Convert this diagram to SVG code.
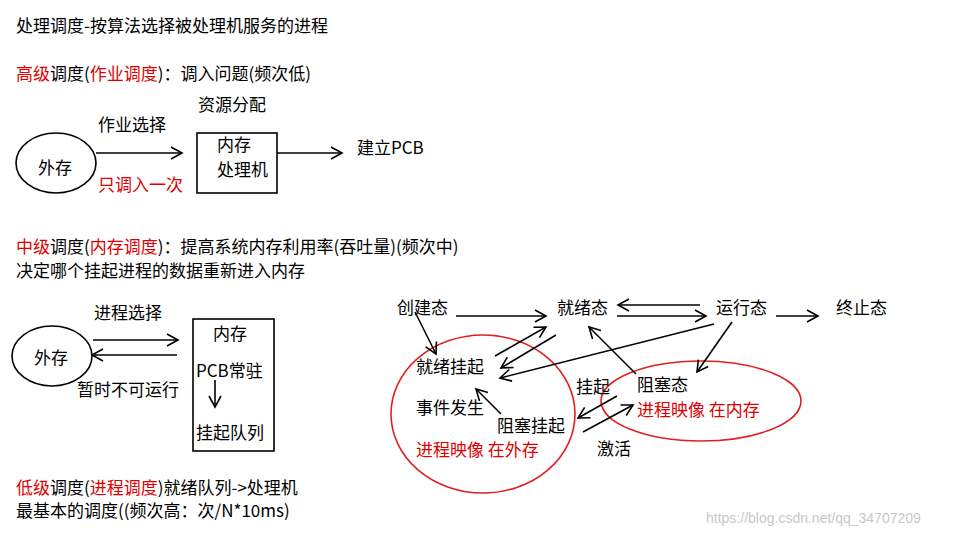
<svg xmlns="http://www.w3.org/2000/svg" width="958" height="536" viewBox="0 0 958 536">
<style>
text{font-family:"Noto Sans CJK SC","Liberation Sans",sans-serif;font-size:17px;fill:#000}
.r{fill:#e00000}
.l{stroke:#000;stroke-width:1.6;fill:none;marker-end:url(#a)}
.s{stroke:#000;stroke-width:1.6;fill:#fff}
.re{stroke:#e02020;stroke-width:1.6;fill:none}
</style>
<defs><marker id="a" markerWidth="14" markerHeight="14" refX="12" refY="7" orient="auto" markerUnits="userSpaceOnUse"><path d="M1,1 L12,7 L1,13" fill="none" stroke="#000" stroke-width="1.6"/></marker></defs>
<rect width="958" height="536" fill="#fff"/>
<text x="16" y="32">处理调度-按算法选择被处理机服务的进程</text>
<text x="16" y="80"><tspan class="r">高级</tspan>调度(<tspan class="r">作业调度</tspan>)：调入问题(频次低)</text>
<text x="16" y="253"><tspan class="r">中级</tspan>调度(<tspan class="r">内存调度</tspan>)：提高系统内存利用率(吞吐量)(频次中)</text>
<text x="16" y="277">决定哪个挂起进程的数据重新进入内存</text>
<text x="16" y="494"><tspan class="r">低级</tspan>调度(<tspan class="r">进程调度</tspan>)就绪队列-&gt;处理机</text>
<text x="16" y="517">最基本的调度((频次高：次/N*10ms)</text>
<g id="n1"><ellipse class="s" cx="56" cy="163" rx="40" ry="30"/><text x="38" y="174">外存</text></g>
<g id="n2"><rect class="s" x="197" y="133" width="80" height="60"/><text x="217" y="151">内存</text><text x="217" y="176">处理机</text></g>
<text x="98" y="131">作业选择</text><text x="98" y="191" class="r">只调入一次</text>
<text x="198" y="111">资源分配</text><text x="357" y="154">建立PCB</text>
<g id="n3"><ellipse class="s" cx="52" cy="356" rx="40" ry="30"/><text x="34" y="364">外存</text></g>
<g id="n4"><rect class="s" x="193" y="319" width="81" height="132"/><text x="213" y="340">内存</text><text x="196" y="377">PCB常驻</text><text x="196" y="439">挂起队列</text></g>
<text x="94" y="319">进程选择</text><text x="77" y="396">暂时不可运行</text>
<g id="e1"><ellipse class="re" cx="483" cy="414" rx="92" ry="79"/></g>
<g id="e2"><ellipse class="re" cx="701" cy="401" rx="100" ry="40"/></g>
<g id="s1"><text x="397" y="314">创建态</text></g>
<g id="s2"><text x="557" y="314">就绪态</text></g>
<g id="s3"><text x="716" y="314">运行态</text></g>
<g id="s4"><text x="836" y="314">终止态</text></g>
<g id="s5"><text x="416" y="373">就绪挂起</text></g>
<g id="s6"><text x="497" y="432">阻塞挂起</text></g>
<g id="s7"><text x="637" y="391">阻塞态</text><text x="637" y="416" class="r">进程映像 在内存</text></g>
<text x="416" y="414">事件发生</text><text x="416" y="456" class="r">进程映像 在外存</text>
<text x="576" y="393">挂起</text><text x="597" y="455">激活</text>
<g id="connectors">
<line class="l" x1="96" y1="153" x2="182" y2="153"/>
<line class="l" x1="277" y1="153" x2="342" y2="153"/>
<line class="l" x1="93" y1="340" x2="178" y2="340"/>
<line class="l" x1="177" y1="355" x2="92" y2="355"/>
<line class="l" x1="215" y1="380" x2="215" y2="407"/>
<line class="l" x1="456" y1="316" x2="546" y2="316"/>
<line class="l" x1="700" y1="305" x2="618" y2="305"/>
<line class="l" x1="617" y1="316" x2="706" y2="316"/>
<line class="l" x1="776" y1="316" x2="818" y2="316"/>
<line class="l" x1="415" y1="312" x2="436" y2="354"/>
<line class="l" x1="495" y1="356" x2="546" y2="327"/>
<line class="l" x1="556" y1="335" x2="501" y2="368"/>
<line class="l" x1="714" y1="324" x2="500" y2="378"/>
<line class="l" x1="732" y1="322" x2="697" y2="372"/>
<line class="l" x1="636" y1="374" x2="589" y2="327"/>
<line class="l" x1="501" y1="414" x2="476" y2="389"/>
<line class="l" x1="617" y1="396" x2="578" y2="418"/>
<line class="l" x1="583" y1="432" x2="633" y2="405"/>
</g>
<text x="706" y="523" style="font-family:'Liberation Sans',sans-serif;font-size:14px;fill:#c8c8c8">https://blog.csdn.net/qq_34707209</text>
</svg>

● **TASK DESCRIPTION**
Copy out the data above exactly, except the pictures.

● **REPLY**
Convert this diagram to SVG code.
<svg xmlns="http://www.w3.org/2000/svg" width="958" height="536" viewBox="0 0 958 536">
<style>
text{font-family:"Noto Sans CJK SC","Liberation Sans",sans-serif;font-size:17px;fill:#000}
.r{fill:#e00000}
.l{stroke:#000;stroke-width:1.6;fill:none;marker-end:url(#a)}
.s{stroke:#000;stroke-width:1.6;fill:#fff}
.re{stroke:#e02020;stroke-width:1.6;fill:none}
</style>
<defs><marker id="a" markerWidth="14" markerHeight="14" refX="12" refY="7" orient="auto" markerUnits="userSpaceOnUse"><path d="M1,1 L12,7 L1,13" fill="none" stroke="#000" stroke-width="1.6"/></marker></defs>
<rect width="958" height="536" fill="#fff"/>
<text x="16" y="32">处理调度-按算法选择被处理机服务的进程</text>
<text x="16" y="80"><tspan class="r">高级</tspan>调度(<tspan class="r">作业调度</tspan>)：调入问题(频次低)</text>
<text x="16" y="253"><tspan class="r">中级</tspan>调度(<tspan class="r">内存调度</tspan>)：提高系统内存利用率(吞吐量)(频次中)</text>
<text x="16" y="277">决定哪个挂起进程的数据重新进入内存</text>
<text x="16" y="494"><tspan class="r">低级</tspan>调度(<tspan class="r">进程调度</tspan>)就绪队列-&gt;处理机</text>
<text x="16" y="517">最基本的调度((频次高：次/N*10ms)</text>
<g id="n1"><ellipse class="s" cx="56" cy="163" rx="40" ry="30"/><text x="38" y="174">外存</text></g>
<g id="n2"><rect class="s" x="197" y="133" width="80" height="60"/><text x="217" y="151">内存</text><text x="217" y="176">处理机</text></g>
<text x="98" y="131">作业选择</text><text x="98" y="191" class="r">只调入一次</text>
<text x="198" y="111">资源分配</text><text x="357" y="154">建立PCB</text>
<g id="n3"><ellipse class="s" cx="52" cy="356" rx="40" ry="30"/><text x="34" y="364">外存</text></g>
<g id="n4"><rect class="s" x="193" y="319" width="81" height="132"/><text x="213" y="340">内存</text><text x="196" y="377">PCB常驻</text><text x="196" y="439">挂起队列</text></g>
<text x="94" y="319">进程选择</text><text x="77" y="396">暂时不可运行</text>
<g id="e1"><ellipse class="re" cx="483" cy="414" rx="92" ry="79"/></g>
<g id="e2"><ellipse class="re" cx="701" cy="401" rx="100" ry="40"/></g>
<g id="s1"><text x="397" y="314">创建态</text></g>
<g id="s2"><text x="557" y="314">就绪态</text></g>
<g id="s3"><text x="716" y="314">运行态</text></g>
<g id="s4"><text x="836" y="314">终止态</text></g>
<g id="s5"><text x="416" y="373">就绪挂起</text></g>
<g id="s6"><text x="497" y="432">阻塞挂起</text></g>
<g id="s7"><text x="637" y="391">阻塞态</text><text x="637" y="416" class="r">进程映像 在内存</text></g>
<text x="416" y="414">事件发生</text><text x="416" y="456" class="r">进程映像 在外存</text>
<text x="576" y="393">挂起</text><text x="597" y="455">激活</text>
<g id="connectors">
<line class="l" x1="96" y1="153" x2="182" y2="153"/>
<line class="l" x1="277" y1="153" x2="342" y2="153"/>
<line class="l" x1="93" y1="340" x2="178" y2="340"/>
<line class="l" x1="177" y1="355" x2="92" y2="355"/>
<line class="l" x1="215" y1="380" x2="215" y2="407"/>
<line class="l" x1="456" y1="316" x2="546" y2="316"/>
<line class="l" x1="700" y1="305" x2="618" y2="305"/>
<line class="l" x1="617" y1="316" x2="706" y2="316"/>
<line class="l" x1="776" y1="316" x2="818" y2="316"/>
<line class="l" x1="415" y1="312" x2="436" y2="354"/>
<line class="l" x1="495" y1="356" x2="546" y2="327"/>
<line class="l" x1="556" y1="335" x2="501" y2="368"/>
<line class="l" x1="714" y1="324" x2="500" y2="378"/>
<line class="l" x1="732" y1="322" x2="697" y2="372"/>
<line class="l" x1="636" y1="374" x2="589" y2="327"/>
<line class="l" x1="501" y1="414" x2="476" y2="389"/>
<line class="l" x1="617" y1="396" x2="578" y2="418"/>
<line class="l" x1="583" y1="432" x2="633" y2="405"/>
</g>
<text x="706" y="523" style="font-family:'Liberation Sans',sans-serif;font-size:14px;fill:#c8c8c8">https://blog.csdn.net/qq_34707209</text>
</svg>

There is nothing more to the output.